Now 28, Soderberg has, and has left his general manager full of praise.
“He’s just so strong, he’s strong on the puck, and his passes, he may be the hardest passer on our team, forehand and backhand,” Chiarelli said. “His backhand pass can be so hard, I haven’t seen it like that in a while from a player, and they’re right on the tape.
“So he’s got good sense, and he’s so strong, he protects the puck. A lot of his play fits into how we play, and there’s room to improve.”
Part of the reason Soderberg has been different, at least in the eyes of the Bruins, is that he joined them at the end of last season, coming in for a playoff run that opened his eyes to the differences he would face.
He learned where he was — out of shape, not quite ready — and he figured out where he needed to be.
“I think he really saw the level of commitment, he saw the level of play, he saw the hysteria — if you will — of the playoffs,” Chiarelli said. “And I think it really conditioned him and it really forced him to really learn the system and to fit in.”
He found a place as a left wing, found a home on the third line, and then the right spot found him. As Patrice Bergeron said, “I thought when he switched to the middle he looked more comfortable. I think that’s the position that he’s played his whole life, and you really could tell the difference right away.”

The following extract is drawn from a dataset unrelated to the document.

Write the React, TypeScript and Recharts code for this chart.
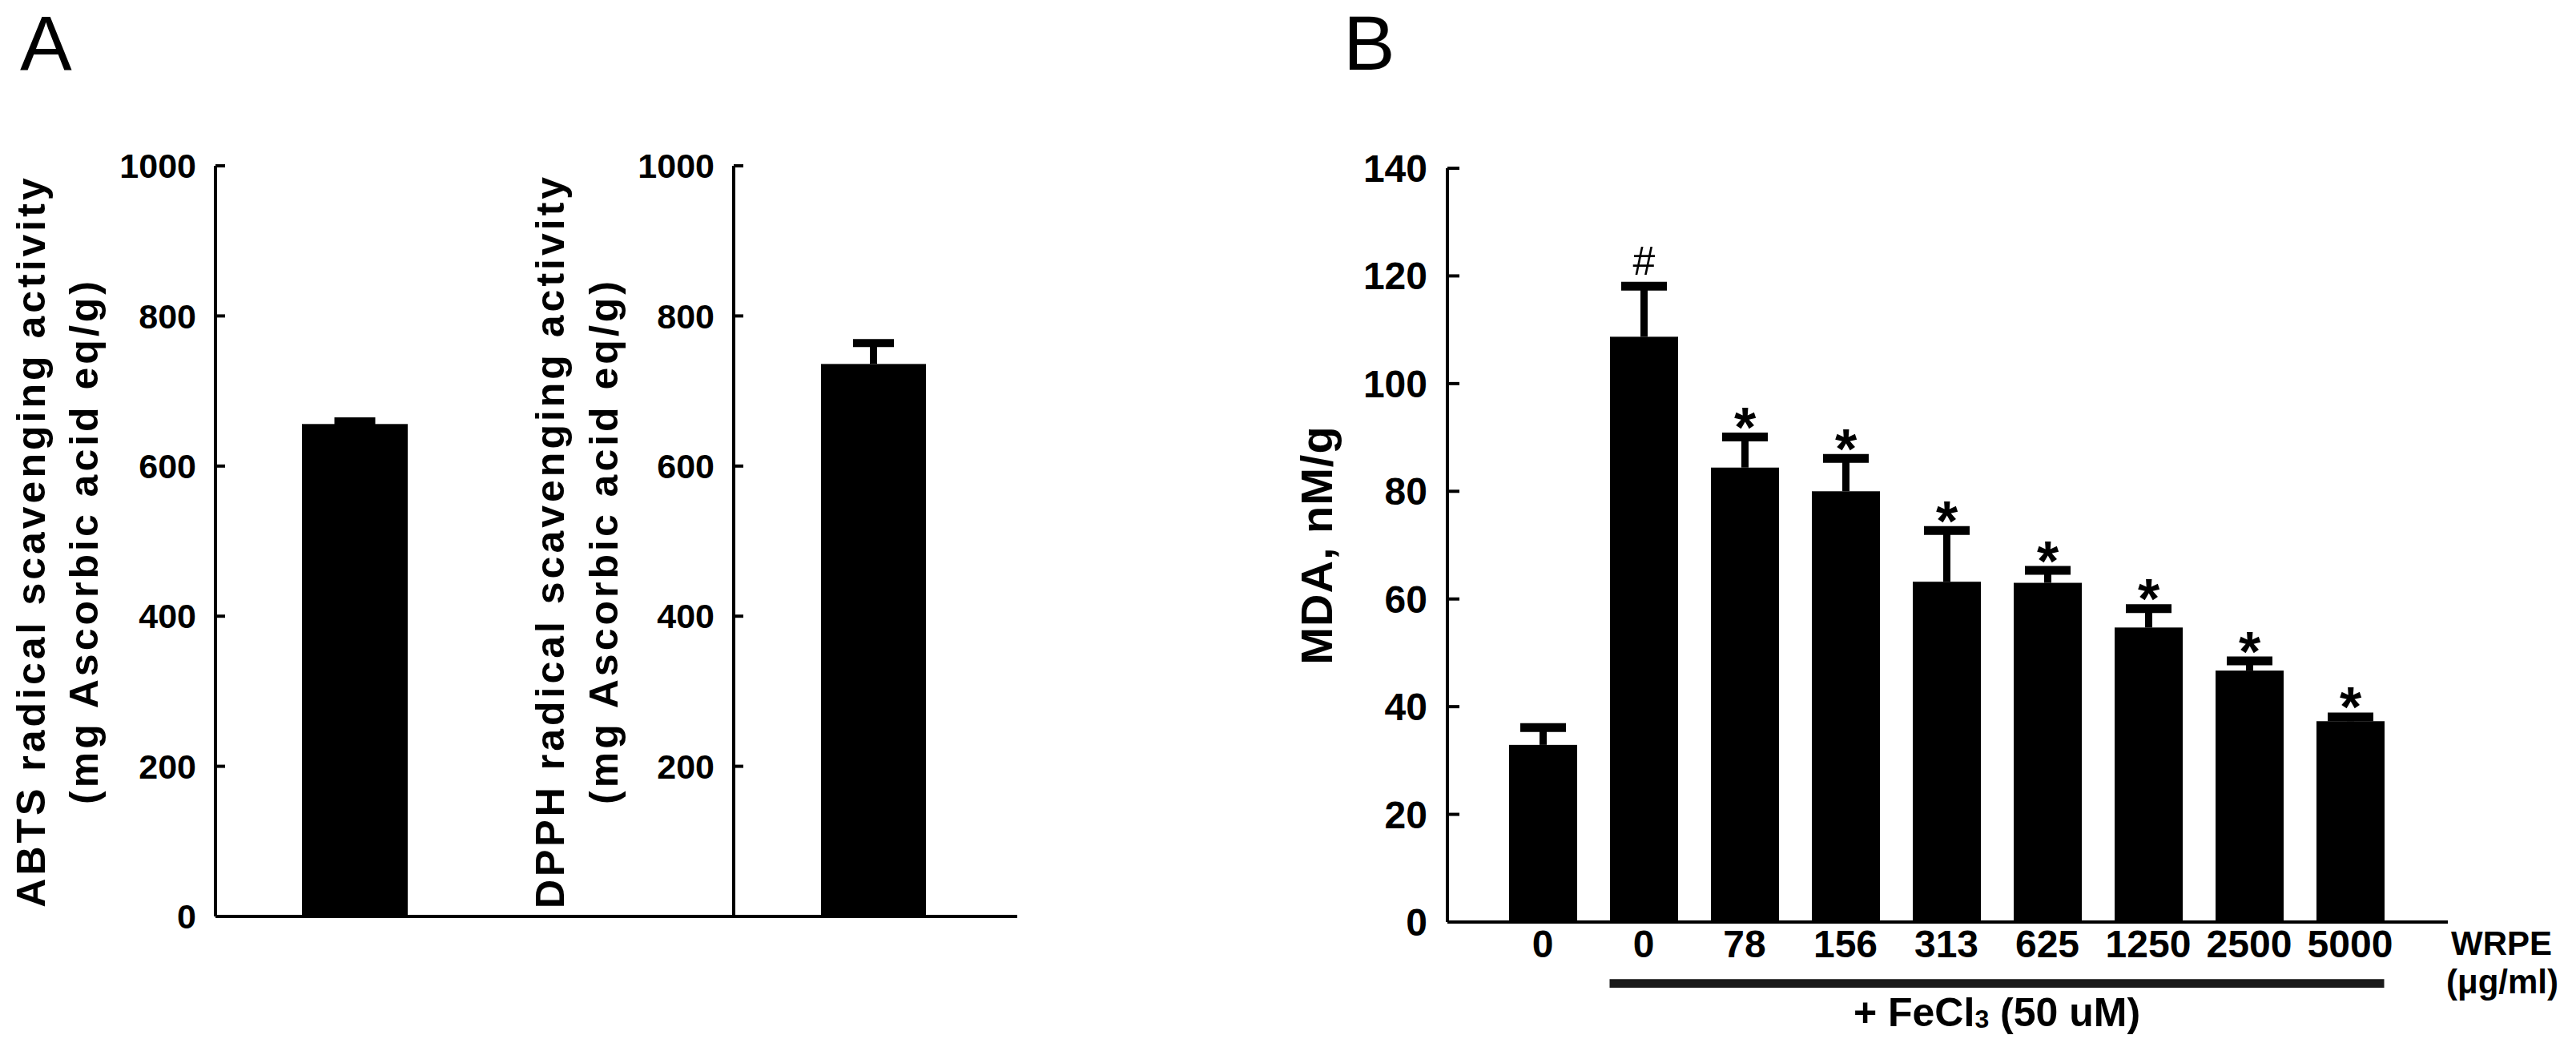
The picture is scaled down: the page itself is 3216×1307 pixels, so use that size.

He was comfortable. He was confident. He knew that center was right, that the Bruins were right, and he showed it.
“I remember talking to him in the offseason, and he said, ‘I know what to expect,’ ” Chiarelli said. “He said, ‘I know I can have very good success in this league. I know I have to be in better shape,’ and it was like he knew what he had to do. I asked what his goals were, and he came pretty darn close to getting them.”